We are a people.

This, nearly two centuries on from the largest wave of Irish emigration in history, may strike some as a bit sentimental. For others, it might raise questions: what does it mean to be a people? Are we a people because we say we are? Do we say that we are?

Many, the editor of this project included, assert that we are a people. We are a people with many stories, woven over the centuries as, for better or worse, we became American. Many historians and archivists have done good and important work in documenting the history of the Irish in this country, and still it is just the tip of the iceberg.

What does it mean to be Irish in America today? Are we tethered, in any way, to those ancestors who carried our history, language, and culture across the great ocean? What are our commitments in relation to Irish identity? The questions are endless, and yet so are the opportunities for the reclamation of knowledge that is under real threat of obscurity and loss.
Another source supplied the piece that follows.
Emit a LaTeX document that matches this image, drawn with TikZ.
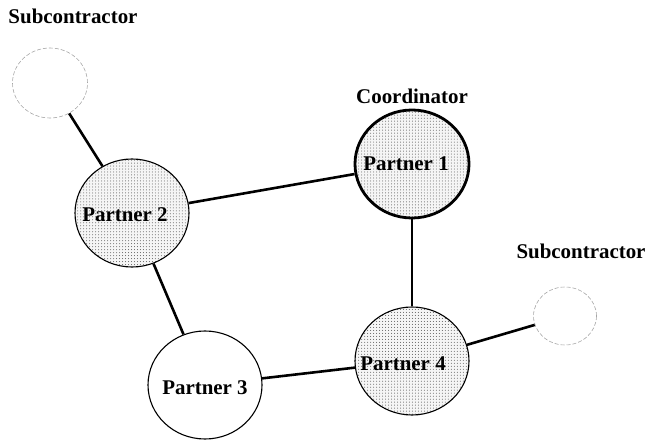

The Irish in America Oral History Project, founded in 2024, seeks to ask some of the most pressing questions relating to Irish American life, both in the past and the present. It is maintained by Jordan Kennedy Rice, an Irish American whose ancestors survived An Gorta Mór and settled outside of Boston (with a few landing in Nova Scotia). She is an aspiring Gaeilgeoir and member of the Gaeltacht an Oileáin Úir, the only permanent Gaeltacht outside of Ireland.

Jordan has a Bachelor’s degree from the University of Michigan-Dearborn and is pursuing independent Irish language study as well as discerning graduate level study. She is married to Ned, whose grandparents came to Michigan from Counties Monaghan and Limerick, respectively. Their shared commitment to their heritage is a source of joy for them both.

Jordan plans to conduct audio and video interviews with elders, immigrants, descendants, leadership of cultural organizations, historians, archivists, and many more. Her core belief about this work as that in order to continue to be a people, unique and contiguous, we must make the case to those who come next not only that we exist, as a people, but that our histories and stories are good, beautiful, and worth handing on.